A Writ was obtained and Rawlins White knowing his time was come commanded his wife that "she should make ready and send unto hym his wedding garments, meaning a shirt, which afterwards he was burned in, which request . . . his wife with great sorrow and griefe of hart dyd performe which he received most gladly and joyfully." When he suffered he had this long shirt and an old russet coat, and upon his legs an old pair of leather buskins, and he was "garded with a great Companye of Bylles and Gleaves."
"So he came to a place in his waye, whereat his poore wyfe and children stoode weepyng and makyng great lamentation; the suddene sight of whom so pierced his hart, that the very teares trickled down his face." At the place of execution the "stake was ready set up with some wood toward the making of the fire, which when he beheld he set forward himselfe very boldly, but in going toward the stake he fell downe upo his knees and kissed the ground and in rising agayne the earth a little sticking on his nose he said these words:—Earth unto Earth and dust unto dust thou art my Mother and unto thee shall I return."White then set his back to the stake, and said to John Dane "I feele a great fighting betweene the flesh and the spirite, and the flesh would very fain have his swinge, therefore I pray you when you see me anywaye tempted, holde your finger up to me, and I trust I shall remember myself."The Smith now came to chain him, to whom he said "I pray you good friend knocke the chaine fast for it may be that the flesh would strive mightily." Rawlins and the people of whom there were many "because it was market day" were then addressed by a priest with whom White disputed until some cryed out "put fire! set to fire; which being set to, the strawe and reede by and bye cast up both a great and a suddaine flame, in the which flame this good and blessed man bathed his hands so long until such time as the sinews shrouke" . . . whereas before he was wont to go stooping, having a sad countenance . . . nowe he stretched up hymself not only bolt upright, but also bare withal a most pleasant and comfortable countenance . . . that he seemed to be altogether angelical."
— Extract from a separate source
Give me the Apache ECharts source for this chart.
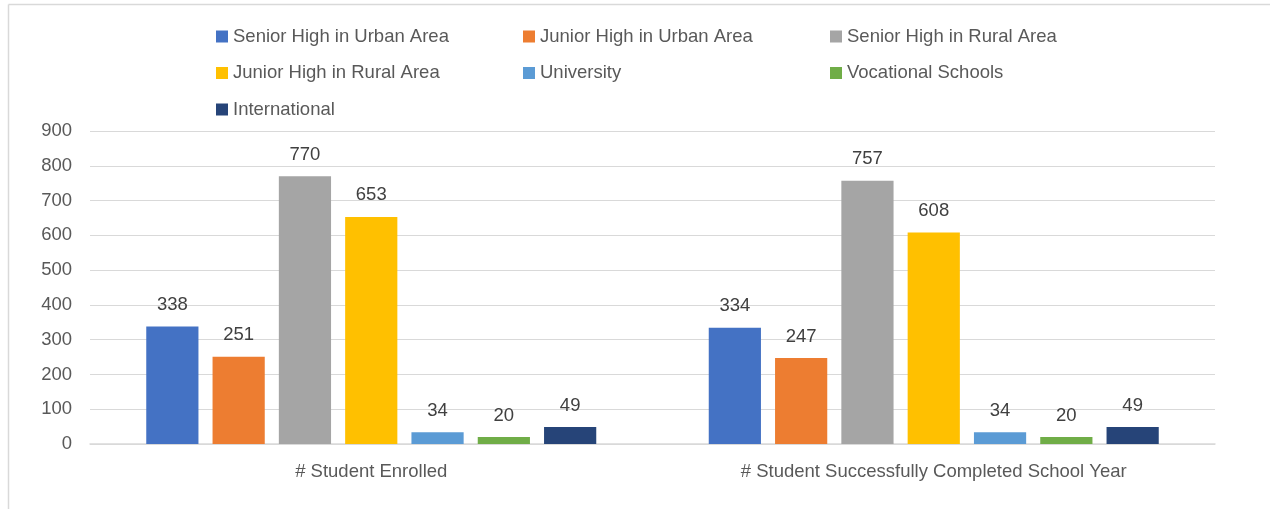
<!DOCTYPE html>
<html><head><meta charset="utf-8">
<script src="https://cdn.jsdelivr.net/npm/echarts@6/dist/echarts.min.js"></script>
<style>html,body{margin:0;padding:0;background:#fff}#c{width:1270px;height:509px}</style>
</head><body><div id="c"></div>
<script>
const categories = ['# Student Enrolled', '# Student Successfully Completed School Year'];
const seriesNames = ['Senior High in Urban Area','Junior High in Urban Area','Senior High in Rural Area','Junior High in Rural Area','University','Vocational Schools','International'];
const seniorUrban = [338, 334];
const juniorUrban = [251, 247];
const seniorRural = [770, 757];
const juniorRural = [653, 608];
const university = [34, 34];
const vocational = [20, 20];
const international = [49, 49];
const colors = ['#4472C4','#ED7D31','#A5A5A5','#FFC000','#5B9BD5','#70AD47','#264478'];
const values = [seniorUrban, juniorUrban, seniorRural, juniorRural, university, vocational, international];

const font = 'Liberation Sans';
const fs = 18.5;
const legendBase = {orient:'vertical', itemWidth:12, itemHeight:12, itemGap:17.5, icon:'rect', padding:0,
  textStyle:{fontFamily:font, fontSize:fs, color:'#595959'}};
const chart = echarts.init(document.getElementById('c'));
chart.setOption({
  animation:false,
  color: colors,
  legend: [
    Object.assign({left:216, top:27, data:[seriesNames[0], seriesNames[3], seriesNames[6]]}, legendBase),
    Object.assign({left:523, top:27, data:[seriesNames[1], seriesNames[4]]}, legendBase),
    Object.assign({left:830, top:27, data:[seriesNames[2], seriesNames[5]]}, legendBase)
  ],
  grid:{left:90, right:55, top:131, bottom:65},
  xAxis:{type:'category', data:categories,
    axisLine:{lineStyle:{color:'#D9D9D9', width:1.5}}, axisTick:{show:false},
    axisLabel:{fontFamily:font, fontSize:fs, color:'#595959', margin:18}},
  yAxis:{type:'value', min:0, max:900, interval:100,
    axisLine:{show:false}, axisTick:{show:false},
    splitLine:{lineStyle:{color:'#D9D9D9', width:1.2}},
    axisLabel:{fontFamily:font, fontSize:fs, color:'#595959', margin:18}},
  series: seriesNames.map((n,i)=>({
    name:n, type:'bar', data:values[i], barGap:'27%', barCategoryGap:'20%',
    label:{show:true, position:'top', distance:12, fontFamily:font, fontSize:fs, color:'#404040'}
  })),
  graphic:[
    {type:'line', shape:{x1:8.5,y1:4.5,x2:1270,y2:4.5}, style:{stroke:'#D9D9D9', lineWidth:1.5}},
    {type:'line', shape:{x1:8.5,y1:4.5,x2:8.5,y2:509}, style:{stroke:'#D9D9D9', lineWidth:1.5}}
  ]
});
</script></body></html>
Further exact details are given of the torture suffered. The Narrator adds:—
"He was at the tyme of his death of the age of three score years or thereabouts."
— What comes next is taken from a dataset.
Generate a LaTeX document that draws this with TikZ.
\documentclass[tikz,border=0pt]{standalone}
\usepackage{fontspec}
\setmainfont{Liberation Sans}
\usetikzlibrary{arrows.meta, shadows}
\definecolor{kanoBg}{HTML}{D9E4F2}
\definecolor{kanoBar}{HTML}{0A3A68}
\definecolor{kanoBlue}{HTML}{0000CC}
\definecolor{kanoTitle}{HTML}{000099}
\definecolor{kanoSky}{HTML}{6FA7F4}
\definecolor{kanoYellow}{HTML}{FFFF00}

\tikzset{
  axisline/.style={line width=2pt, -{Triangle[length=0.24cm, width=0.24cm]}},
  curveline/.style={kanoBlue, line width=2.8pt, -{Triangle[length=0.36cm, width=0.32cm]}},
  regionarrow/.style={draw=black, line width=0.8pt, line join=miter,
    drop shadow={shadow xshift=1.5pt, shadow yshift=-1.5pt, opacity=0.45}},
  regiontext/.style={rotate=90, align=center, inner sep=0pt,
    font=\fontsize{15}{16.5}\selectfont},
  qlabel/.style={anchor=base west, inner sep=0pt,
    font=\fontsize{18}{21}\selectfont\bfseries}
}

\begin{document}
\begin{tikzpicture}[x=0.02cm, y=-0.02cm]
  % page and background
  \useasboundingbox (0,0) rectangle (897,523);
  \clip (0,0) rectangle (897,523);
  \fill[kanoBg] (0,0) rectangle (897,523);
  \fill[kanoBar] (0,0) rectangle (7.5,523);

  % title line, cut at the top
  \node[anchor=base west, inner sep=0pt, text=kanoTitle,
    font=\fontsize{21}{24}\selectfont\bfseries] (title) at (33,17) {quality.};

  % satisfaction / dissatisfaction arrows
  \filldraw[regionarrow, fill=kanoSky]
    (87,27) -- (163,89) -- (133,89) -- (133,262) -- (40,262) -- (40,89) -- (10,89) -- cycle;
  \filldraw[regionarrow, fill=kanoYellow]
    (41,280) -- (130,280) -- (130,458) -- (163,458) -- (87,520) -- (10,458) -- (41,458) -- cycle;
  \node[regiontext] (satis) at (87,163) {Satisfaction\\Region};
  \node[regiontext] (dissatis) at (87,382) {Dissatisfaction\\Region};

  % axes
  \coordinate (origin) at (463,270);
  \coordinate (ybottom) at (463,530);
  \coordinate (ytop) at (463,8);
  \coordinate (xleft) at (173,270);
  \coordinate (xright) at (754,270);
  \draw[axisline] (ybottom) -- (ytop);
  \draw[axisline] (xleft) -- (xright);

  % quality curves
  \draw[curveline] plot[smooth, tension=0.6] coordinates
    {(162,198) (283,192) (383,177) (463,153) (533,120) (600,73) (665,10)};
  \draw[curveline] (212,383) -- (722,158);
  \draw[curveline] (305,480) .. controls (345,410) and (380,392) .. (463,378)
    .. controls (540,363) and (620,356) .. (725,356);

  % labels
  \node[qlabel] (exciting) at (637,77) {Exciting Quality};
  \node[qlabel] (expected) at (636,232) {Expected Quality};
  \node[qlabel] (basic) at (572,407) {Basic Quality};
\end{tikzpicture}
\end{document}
For other references to Rawlins White reference should be made to Vol. I., pp. 213, 235, where, under date 1542–3, "half a burgage in tenure of Rawlyn ffysher" is described, showing his residence to have been about the site of the present great warehouses in Westgate Street, next to the County Offices. According to the second reference "Rawlyn White" farmed five "fishery hengis" on the Taff and sea shore.
Tradition gives two sites as the place of the burning, one in the High Street, near the opening of Church Street, the other in St. John's Square, just north of St. John's Church. T.H.T.